Elasticsearch Reciprocal Rank Fusion (RRF) Retriever

What it does

The Reciprocal Rank Fusion (RRF) Retriever takes multiple ranked lists of search results and combines them into a single, optimized list. It uses the reciprocal rank fusion algorithm to calculate a score for each document based on its position in each input list, effectively boosting items that appear high in multiple result sets. It's particularly useful when you need to merge results from different search strategies or data sources while maintaining relevance.

Syntax

The RRF Retriever is typically used within the rrf retriever type via the Elasticsearch Retriever API. Here's a basic syntax:

{
  "retriever": {
    "rrf": {
      "retrievers": [
        // ... other retrievers to run (use standard to execute a simple query)
      ],
      "rank_window_size": 50,
      "rank_constant": 20
    }
  }
}

For detailed information, refer to the official Elasticsearch documentation.

Example Usage

Here's an example of using the RRF Retriever to combine results from a match query and a more_like_this query:

GET /my_index/_search
{
  "retriever": {
    "rrf": {
      "retrievers": [
        {
          "standard": {
            "query": {
              "match": {
                "title": "elasticsearch guide"
              }
            }
          }
        },
        {
          "knn": {
            "field": "vector_field",
            "query_vector": [13, 6, 234, 65],
            "k": 10,
            "num_candidates": 10
          }
        }
      ],
      "rank_window_size": 100,
      "rank_constant": 20
    }
  }
}

Common Issues

Performance impact: RRF queries can be more resource-intensive than single queries, especially with large rank_window_size values.
Tuning challenges: Finding the right balance of rank_window_size and rank_constant may require experimentation.
Query complexity: Combining too many queries can lead to slower response times.

Best Practices

Start with a moderate rank_window_size (e.g., 50-100) and adjust based on performance and result quality.
Use RRF when you have multiple, equally important search strategies that you want to combine.
Monitor query performance and adjust parameters if response times become too long.
Consider using RRF in conjunction with other relevance tuning techniques for optimal results.
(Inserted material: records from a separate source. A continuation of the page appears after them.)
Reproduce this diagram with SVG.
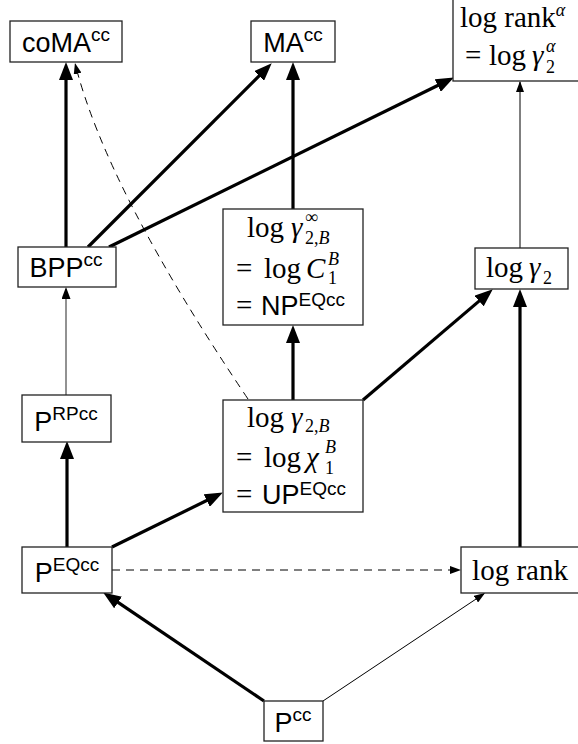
<svg xmlns="http://www.w3.org/2000/svg" width="578" height="744" viewBox="0 0 578 744">
<defs>
<style>
.box{fill:#fff;stroke:#222;stroke-width:1.3}
.sf{font-family:"Liberation Sans",Arial,sans-serif;font-size:27px;fill:#000}
.sup{font-size:19px}
.m{font-family:"Liberation Serif","Times New Roman",serif;font-size:29px;fill:#000}
.it{font-style:italic}
.s{font-size:18px}
.thick{stroke:#000;stroke-width:3.2;fill:none}
.thin{stroke:#000;stroke-width:1;fill:none}
.gray{stroke:#777;stroke-width:1.6;fill:none}
.dash{stroke:#000;stroke-width:1;fill:none;stroke-dasharray:8,6}
</style>
<marker id="ah" markerUnits="userSpaceOnUse" markerWidth="18" markerHeight="14" refX="13" refY="7" orient="auto"><path d="M0,0 L18,7 L0,14 z" fill="#000"/></marker>
<marker id="at" markerUnits="userSpaceOnUse" markerWidth="11" markerHeight="8" refX="10" refY="4" orient="auto"><path d="M0,0 L11,4 L0,8 z" fill="#000"/></marker>
<marker id="ag" markerUnits="userSpaceOnUse" markerWidth="12" markerHeight="9" refX="10" refY="4.5" orient="auto"><path d="M0,0 L12,4.5 L0,9 z" fill="#000"/></marker>
</defs>
<g id="connectors">
<line class="thick" x1="66" y1="247" x2="66" y2="67" marker-end="url(#ah)"/>
<line class="thick" x1="88" y1="247" x2="268.2" y2="66.8" marker-end="url(#ah)"/>
<line class="thick" x1="109" y1="247" x2="449.4" y2="79.8" marker-end="url(#ah)"/>
<line class="thick" x1="293" y1="209" x2="293" y2="67" marker-end="url(#ah)"/>
<line class="thin" x1="520" y1="248" x2="520" y2="82" marker-end="url(#at)"/>
<line class="gray" x1="66" y1="395" x2="66" y2="289" marker-end="url(#ag)"/>
<line class="thick" x1="293" y1="400" x2="293" y2="330" marker-end="url(#ah)"/>
<line class="thick" x1="363" y1="400" x2="489" y2="292.6" marker-end="url(#ah)"/>
<path class="dash" d="M248,399 Q107,190 75.2,64" marker-end="url(#at)"/>
<line class="thick" x1="67" y1="547" x2="67" y2="446" marker-end="url(#ah)"/>
<line class="thick" x1="112" y1="547" x2="218.4" y2="494.8" marker-end="url(#ah)"/>
<line class="dash" x1="112" y1="570" x2="460" y2="570" marker-end="url(#at)"/>
<line class="thick" x1="520" y1="547" x2="520" y2="294" marker-end="url(#ah)"/>
<line class="thick" x1="264" y1="701" x2="107.3" y2="595.2" marker-end="url(#ah)"/>
<line class="thin" x1="323" y1="701" x2="484.2" y2="593.6" marker-end="url(#at)"/>
</g>
<g id="coMA">
<rect class="box" x="10" y="21" width="112" height="41"/>
<text class="sf" x="66" y="52" text-anchor="middle">coMA<tspan class="sup" dy="-11">cc</tspan></text>
</g>
<g id="MA">
<rect class="box" x="251" y="21" width="84" height="41"/>
<text class="sf" x="293" y="52" text-anchor="middle">MA<tspan class="sup" dy="-11">cc</tspan></text>
</g>
<g id="logrankalpha">
<rect class="box" x="453" y="-2" width="140" height="83"/>
<text class="m" x="460" y="27">log rank<tspan class="s it" dy="-11">α</tspan></text>
<text class="m" x="465" y="65">=</text>
<text class="m" x="489" y="65">log</text>
<text class="m it" x="532" y="65">γ</text>
<text class="m s it" x="546" y="52">α</text>
<text class="m s" x="546" y="73">2</text>
</g>
<g id="BPP">
<rect class="box" x="18" y="247" width="98" height="40"/>
<text class="sf" x="66" y="277" text-anchor="middle">BPP<tspan class="sup" dy="-11">cc</tspan></text>
</g>
<g id="gammainf">
<rect class="box" x="223" y="209" width="140" height="116"/>
<text class="m" x="247" y="237">log</text>
<text class="m it" x="291" y="237">γ</text>
<text class="m s" x="305" y="223">∞</text>
<text class="m s" x="305" y="244">2,<tspan class="it">B</tspan></text>
<text class="m" x="236" y="278">=</text>
<text class="m" x="264" y="278">log</text>
<text class="m it" x="306" y="278">C</text>
<text class="m s it" x="328" y="265">B</text>
<text class="m s" x="328" y="284">1</text>
<text class="m" x="236" y="315">=</text>
<text class="sf" x="261" y="315">NP<tspan class="sup" dy="-9">EQcc</tspan></text>
</g>
<g id="gamma2">
<rect class="box" x="475" y="248" width="93" height="41"/>
<text class="m" x="486" y="277">log</text>
<text class="m it" x="529" y="277">γ</text>
<text class="m s" x="543" y="284">2</text>
</g>
<g id="PRP">
<rect class="box" x="22" y="395" width="89" height="47"/>
<text class="sf" x="66" y="431" text-anchor="middle">P<tspan class="sup" dy="-11">RPcc</tspan></text>
</g>
<g id="gamma2B">
<rect class="box" x="223" y="400" width="140" height="112"/>
<text class="m" x="247" y="427">log</text>
<text class="m it" x="291" y="427">γ</text>
<text class="m s" x="305" y="432">2,<tspan class="it">B</tspan></text>
<text class="m" x="236" y="467">=</text>
<text class="m" x="264" y="467">log</text>
<text class="m it" x="306" y="467">χ</text>
<text class="m s it" x="325" y="453">B</text>
<text class="m s" x="325" y="474">1</text>
<text class="m" x="236" y="504">=</text>
<text class="sf" x="262" y="504">UP<tspan class="sup" dy="-9">EQcc</tspan></text>
</g>
<g id="PEQ">
<rect class="box" x="22" y="547" width="90" height="46"/>
<text class="sf" x="67" y="582" text-anchor="middle">P<tspan class="sup" dy="-11">EQcc</tspan></text>
</g>
<g id="logrank">
<rect class="box" x="461" y="547" width="125" height="46"/>
<text class="m" x="520" y="580" text-anchor="middle">log rank</text>
</g>
<g id="Pcc">
<rect class="box" x="264" y="701" width="59" height="40"/>
<text class="sf" x="293" y="732" text-anchor="middle">P<tspan class="sup" dy="-11">cc</tspan></text>
</g>
</svg>
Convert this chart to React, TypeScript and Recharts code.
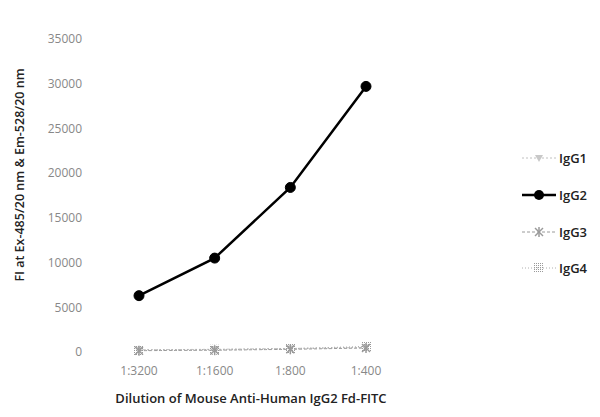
import React from "react";
import { LineChart, Line, XAxis, YAxis, Legend } from "recharts";

const dilutions = ["1:3200", "1:1600", "1:800", "1:400"];
const igg1 = [250, 300, 400, 500];
const igg2 = [6300, 10500, 18400, 29700];
const igg3 = [150, 200, 300, 450];
const igg4 = [200, 250, 350, 600];
const yTicks = [0, 5000, 10000, 15000, 20000, 25000, 30000, 35000];

const data = dilutions.map((d, i) => ({
  name: d,
  IgG1: igg1[i],
  IgG2: igg2[i],
  IgG3: igg3[i],
  IgG4: igg4[i],
}));

const FONT = "'Open Sans', 'DejaVu Sans', sans-serif";

const TriDot = (props: any) => {
  const { cx, cy } = props;
  return (
    <polygon
      points={`${cx - 4},${cy - 3} ${cx + 4},${cy - 3} ${cx},${cy + 4}`}
      fill="#c8c8c8"
    />
  );
};

const StarDot = (props: any) => {
  const { cx, cy } = props;
  return (
    <g stroke="#9a9a9a" strokeWidth={1.5}>
      <line x1={cx - 4} y1={cy - 4} x2={cx + 4} y2={cy + 4} />
      <line x1={cx - 4} y1={cy + 4} x2={cx + 4} y2={cy - 4} />
      <line x1={cx} y1={cy - 5} x2={cx} y2={cy + 5} />
    </g>
  );
};

const SquareDot = (props: any) => {
  const { cx, cy } = props;
  return (
    <rect x={cx - 5} y={cy - 5} width={10} height={10} fill="url(#dots)" />
  );
};

const legendItems = [
  { name: "IgG1", color: "#c0c0c0", dash: "2 2", marker: "tri" },
  { name: "IgG2", color: "#000", dash: undefined, marker: "circle" },
  { name: "IgG3", color: "#9a9a9a", dash: "3 2", marker: "star" },
  { name: "IgG4", color: "#b0b0b0", dash: "1 2", marker: "square" },
];

const renderLegend = () => (
  <div style={{ fontFamily: FONT }}>
    {legendItems.map((it) => (
      <div
        key={it.name}
        style={{ display: "flex", alignItems: "center", height: 36.7 }}
      >
        <svg width={34} height={14}>
          <line
            x1={0}
            y1={7}
            x2={34}
            y2={7}
            stroke={it.color}
            strokeWidth={it.marker === "circle" ? 2.5 : 1}
            strokeDasharray={it.dash}
          />
          {it.marker === "circle" && <circle cx={17} cy={7} r={5} fill="#000" />}
          {it.marker === "tri" && <TriDot cx={17} cy={7} />}
          {it.marker === "star" && <StarDot cx={17} cy={7} />}
          {it.marker === "square" && <SquareDot cx={17} cy={7} />}
        </svg>
        <span
          style={{
            marginLeft: 3,
            fontSize: 13,
            fontWeight: 600,
            color: "#222",
          }}
        >
          {it.name}
        </span>
      </div>
    ))}
  </div>
);

export default function App() {
  return (
    <div style={{ background: "#fff", width: 600, height: 417 }}>
      <style>{`body{margin:0;background:#fff}`}</style>
      <LineChart
        width={600}
        height={417}
        data={data}
        margin={{ top: 39, right: 120, bottom: 20, left: 0 }}
      >
        <defs>
          <pattern id="dots" width={2} height={2} patternUnits="userSpaceOnUse">
            <rect width={1} height={1} fill="#999" />
          </pattern>
        </defs>
        <XAxis
          dataKey="name"
          axisLine={false}
          tickLine={false}
          tickMargin={8}
          height={45}
          padding={{ left: 39, right: 36 }}
          tick={{ fontSize: 12, fill: "#888", fontFamily: FONT }}
          label={{
            value: "Dilution of Mouse Anti-Human IgG2 Fd-FITC",
            position: "insideBottom",
            offset: -6,
            style: { fontSize: 13, fill: "#222", fontFamily: FONT, fontWeight: 600 },
          }}
        />
        <YAxis
          width={100}
          domain={[0, 35000]}
          ticks={yTicks}
          axisLine={false}
          tickLine={false}
          tickMargin={12}
          tick={{ fontSize: 12, fill: "#888", fontFamily: FONT }}
          label={{
            content: () => (
              <text
                x={19}
                y={175}
                transform="rotate(-90 19 175)"
                textAnchor="middle"
                dominantBaseline="central"
                style={{ fontSize: 12.5, fill: "#222", fontFamily: FONT, fontWeight: 600 }}
              >
                FI at Ex-485/20 nm &amp; Em-528/20 nm
              </text>
            ),
          }}
        />
        <Legend
          layout="vertical"
          align="right"
          verticalAlign="top"
          content={renderLegend}
          wrapperStyle={{ left: 522, top: 140, width: 78 }}
        />
        <Line
          dataKey="IgG1"
          stroke="#c0c0c0"
          strokeDasharray="2 2"
          strokeWidth={1}
          dot={<TriDot />}
          isAnimationActive={false}
        />
        <Line
          dataKey="IgG3"
          stroke="#9a9a9a"
          strokeDasharray="3 2"
          strokeWidth={1}
          dot={<StarDot />}
          isAnimationActive={false}
        />
        <Line
          dataKey="IgG4"
          stroke="#b0b0b0"
          strokeDasharray="1 2"
          strokeWidth={1.5}
          dot={<SquareDot />}
          isAnimationActive={false}
        />
        <Line
          dataKey="IgG2"
          stroke="#000"
          strokeWidth={2.5}
          dot={{ r: 5, fill: "#000", stroke: "#000", strokeWidth: 1 }}
          isAnimationActive={false}
        />
      </LineChart>
    </div>
  );
}
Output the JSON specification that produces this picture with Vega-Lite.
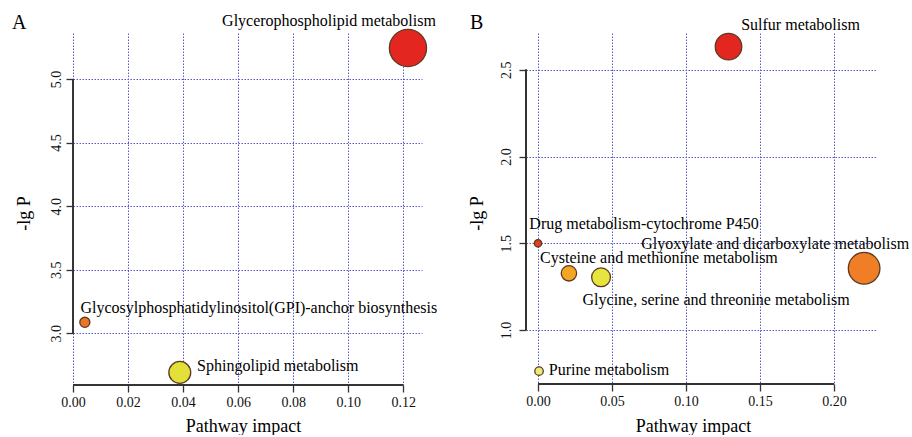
{
  "$schema": "https://vega.github.io/schema/vega-lite/v6.json",
  "autosize": {"type": "pad"},
  "padding": {"left": 12, "top": 13, "right": 0, "bottom": 0},
  "background": "white",
  "datasets": {
    "A": [
      {"pathway": "Glycerophospholipid metabolism", "impact": 0.1217, "lgP": 5.244},
      {"pathway": "Glycosylphosphatidylinositol(GPI)-anchor biosynthesis", "impact": 0.0043, "lgP": 3.087},
      {"pathway": "Sphingolipid metabolism", "impact": 0.0388, "lgP": 2.693}
    ],
    "B": [
      {"pathway": "Sulfur metabolism", "impact": 0.1287, "lgP": 2.633},
      {"pathway": "Drug metabolism-cytochrome P450", "impact": 0.0, "lgP": 1.5},
      {"pathway": "Glyoxylate and dicarboxylate metabolism", "impact": 0.2203, "lgP": 1.356},
      {"pathway": "Cysteine and methionine metabolism", "impact": 0.0209, "lgP": 1.327},
      {"pathway": "Glycine, serine and threonine metabolism", "impact": 0.0426, "lgP": 1.304},
      {"pathway": "Purine metabolism", "impact": 0.0007, "lgP": 0.763}
    ]
  },
  "config": {
    "view": {"stroke": null},
    "axis": {
      "domain": false, "ticks": true, "tickSize": 7, "tickColor": "#333333", "tickWidth": 1.3,
      "grid": true, "gridColor": "#5a5ad0", "gridDash": [1.5, 1.5], "gridWidth": 1,
      "labelFont": "Liberation Serif", "labelFontSize": 14, "labelColor": "#111",
      "labelFlush": false, "labelOverlap": false,
      "titleFont": "Liberation Serif", "titleFontSize": 18, "titleFontWeight": "normal", "titleColor": "#000"
    },
    "axisX": {"labelPadding": 3, "titleBaseline": "alphabetic", "titleAlign": "center", "titleAngle": 0},
    "axisY": {"labelAngle": 270, "labelAlign": "center", "labelBaseline": "alphabetic", "titleAngle": 270, "titleAlign": "center", "titleBaseline": "alphabetic"},
    "title": {"font": "Liberation Serif", "fontSize": 20, "fontWeight": "normal", "color": "#000", "anchor": "start", "frame": "group", "baseline": "alphabetic"},
    "text": {"font": "Liberation Serif", "fontSize": 16, "color": "#000"}
  },
  "spacing": 104,
  "bounds": "flush",
  "resolve": {"scale": {"color": "independent", "size": "independent"}},
  "hconcat": [
    {
      "width": 349, "height": 352,
      "title": {"text": "A", "dx": -61, "offset": -20},
      "data": {"name": "A"},
      "layer": [
        {"mark": {"type": "circle", "opacity": 1, "stroke": "#5b3b23", "strokeWidth": 1.3},
          "encoding": {
            "x": {"field": "impact", "type": "quantitative",
              "scale": {"domain": [0, 0.1268], "nice": false, "zero": false},
              "axis": {"values": [0, 0.02, 0.04, 0.06, 0.08, 0.1, 0.12], "format": ".2f", "title": "Pathway impact", "titleX": 170, "titleY": 46}},
            "y": {"field": "lgP", "type": "quantitative",
              "scale": {"domain": [2.594, 5.362], "nice": false, "zero": false},
              "axis": {"values": [3, 3.5, 4, 4.5, 5], "format": ".1f", "labelPadding": 6, "title": "-lg P", "titleX": -44, "titleY": 180}},
            "color": {"field": "pathway", "type": "nominal", "legend": null,
              "scale": {"domain": ["Glycerophospholipid metabolism", "Glycosylphosphatidylinositol(GPI)-anchor biosynthesis", "Sphingolipid metabolism"],
                "range": ["#e3261f", "#ec7524", "#e4e03a"]}},
            "size": {"field": "impact", "type": "quantitative", "legend": null,
              "scale": {"type": "linear", "domain": [0, 0.1217], "range": [55, 1385]}}
          }},
        {"transform": [{"filter": "datum.pathway === 'Glycerophospholipid metabolism'"}],
          "mark": {"type": "text", "align": "center", "baseline": "middle", "dx": -79, "dy": -27},
          "encoding": {"x": {"field": "impact", "type": "quantitative"}, "y": {"field": "lgP", "type": "quantitative"}, "text": {"field": "pathway"}}},
        {"transform": [{"filter": "datum.pathway === 'Glycosylphosphatidylinositol(GPI)-anchor biosynthesis'"}],
          "mark": {"type": "text", "align": "center", "baseline": "middle", "dx": 174, "dy": -14.5},
          "encoding": {"x": {"field": "impact", "type": "quantitative"}, "y": {"field": "lgP", "type": "quantitative"}, "text": {"field": "pathway"}}},
        {"transform": [{"filter": "datum.pathway === 'Sphingolipid metabolism'"}],
          "mark": {"type": "text", "align": "center", "baseline": "middle", "dx": 98, "dy": -6},
          "encoding": {"x": {"field": "impact", "type": "quantitative"}, "y": {"field": "lgP", "type": "quantitative"}, "text": {"field": "pathway"}}},
        {"mark": {"type": "rule", "stroke": "#333333", "strokeWidth": 1.4},
          "encoding": {"x": {"datum": 0}, "x2": {"datum": 0.12}, "y": {"datum": 2.594}}},
        {"mark": {"type": "rule", "stroke": "#333333", "strokeWidth": 1.4},
          "encoding": {"x": {"datum": 0}, "y": {"datum": 3}, "y2": {"datum": 5}}}
      ]
    },
    {
      "width": 351, "height": 351,
      "title": {"text": "B", "dx": -56, "offset": -16},
      "data": {"name": "B"},
      "layer": [
        {"mark": {"type": "circle", "opacity": 1, "stroke": "#5b3b23", "strokeWidth": 1.3},
          "encoding": {
            "x": {"field": "impact", "type": "quantitative",
              "scale": {"domain": [-0.0081, 0.229], "nice": false, "zero": false},
              "axis": {"values": [0, 0.05, 0.1, 0.15, 0.2], "format": ".2f", "title": "Pathway impact", "titleX": 167, "titleY": 47}},
            "y": {"field": "lgP", "type": "quantitative",
              "scale": {"domain": [0.689, 2.712], "nice": false, "zero": false},
              "axis": {"values": [1, 1.5, 2, 2.5], "format": ".1f", "labelPadding": 9, "title": "-lg P", "titleX": -44, "titleY": 180}},
            "color": {"field": "pathway", "type": "nominal", "legend": null,
              "scale": {"domain": ["Sulfur metabolism", "Drug metabolism-cytochrome P450", "Glyoxylate and dicarboxylate metabolism", "Cysteine and methionine metabolism", "Glycine, serine and threonine metabolism", "Purine metabolism"],
                "range": ["#e3261f", "#e6401f", "#f07e26", "#f3a526", "#e7e43e", "#eeeb74"]}},
            "size": {"field": "impact", "type": "quantitative", "legend": null,
              "scale": {"type": "pow", "exponent": 0.7, "domain": [0, 0.2203], "range": [55, 1000]}}
          }},
        {"transform": [{"filter": "datum.pathway === 'Sulfur metabolism'"}],
          "mark": {"type": "text", "align": "center", "baseline": "middle", "dx": 72, "dy": -21.7},
          "encoding": {"x": {"field": "impact", "type": "quantitative"}, "y": {"field": "lgP", "type": "quantitative"}, "text": {"field": "pathway"}}},
        {"transform": [{"filter": "datum.pathway === 'Drug metabolism-cytochrome P450'"}],
          "mark": {"type": "text", "align": "center", "baseline": "middle", "dx": 106, "dy": -19.5},
          "encoding": {"x": {"field": "impact", "type": "quantitative"}, "y": {"field": "lgP", "type": "quantitative"}, "text": {"field": "pathway"}}},
        {"transform": [{"filter": "datum.pathway === 'Glyoxylate and dicarboxylate metabolism'"}],
          "mark": {"type": "text", "align": "center", "baseline": "middle", "dx": -89, "dy": -24},
          "encoding": {"x": {"field": "impact", "type": "quantitative"}, "y": {"field": "lgP", "type": "quantitative"}, "text": {"field": "pathway"}}},
        {"transform": [{"filter": "datum.pathway === 'Cysteine and methionine metabolism'"}],
          "mark": {"type": "text", "align": "center", "baseline": "middle", "dx": 90, "dy": -15},
          "encoding": {"x": {"field": "impact", "type": "quantitative"}, "y": {"field": "lgP", "type": "quantitative"}, "text": {"field": "pathway"}}},
        {"transform": [{"filter": "datum.pathway === 'Glycine, serine and threonine metabolism'"}],
          "mark": {"type": "text", "align": "center", "baseline": "middle", "dx": 115, "dy": 23},
          "encoding": {"x": {"field": "impact", "type": "quantitative"}, "y": {"field": "lgP", "type": "quantitative"}, "text": {"field": "pathway"}}},
        {"transform": [{"filter": "datum.pathway === 'Purine metabolism'"}],
          "mark": {"type": "text", "align": "center", "baseline": "middle", "dx": 70, "dy": -1},
          "encoding": {"x": {"field": "impact", "type": "quantitative"}, "y": {"field": "lgP", "type": "quantitative"}, "text": {"field": "pathway"}}},
        {"mark": {"type": "rule", "stroke": "#333333", "strokeWidth": 1.4},
          "encoding": {"x": {"datum": 0}, "x2": {"datum": 0.2}, "y": {"datum": 0.689}}},
        {"mark": {"type": "rule", "stroke": "#333333", "strokeWidth": 1.4},
          "encoding": {"x": {"datum": -0.0081}, "y": {"datum": 1}, "y2": {"datum": 2.5}}}
      ]
    }
  ]
}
Frequently Asked Questions

Q: What is the purpose of the rank_window_size parameter in RRF?
A: The rank_window_size parameter determines how many top results from each input query are considered for fusion. A larger window size can improve result quality but may impact performance.

Q: How does the rank_constant affect RRF scoring?
A: The rank_constant influences how quickly the score decreases as the rank increases. A higher value gives more weight to lower-ranked documents, while a lower value emphasizes top-ranked results more strongly.

Q: Can RRF be used with different types of queries?
A: Yes, RRF can combine results from various query types, including full-text queries, more_like_this queries, and even nested or function score queries.

Q: Is RRF suitable for all search scenarios?
A: While RRF is powerful, it's most beneficial when combining results from multiple, diverse search strategies. For simple searches, a single well-tuned query might be more efficient.

Q: How can I evaluate the effectiveness of an RRF query?
A: You can compare the relevance of RRF results against individual queries using techniques like A/B testing, relevance judgments, or analyzing user interaction metrics like click-through rates.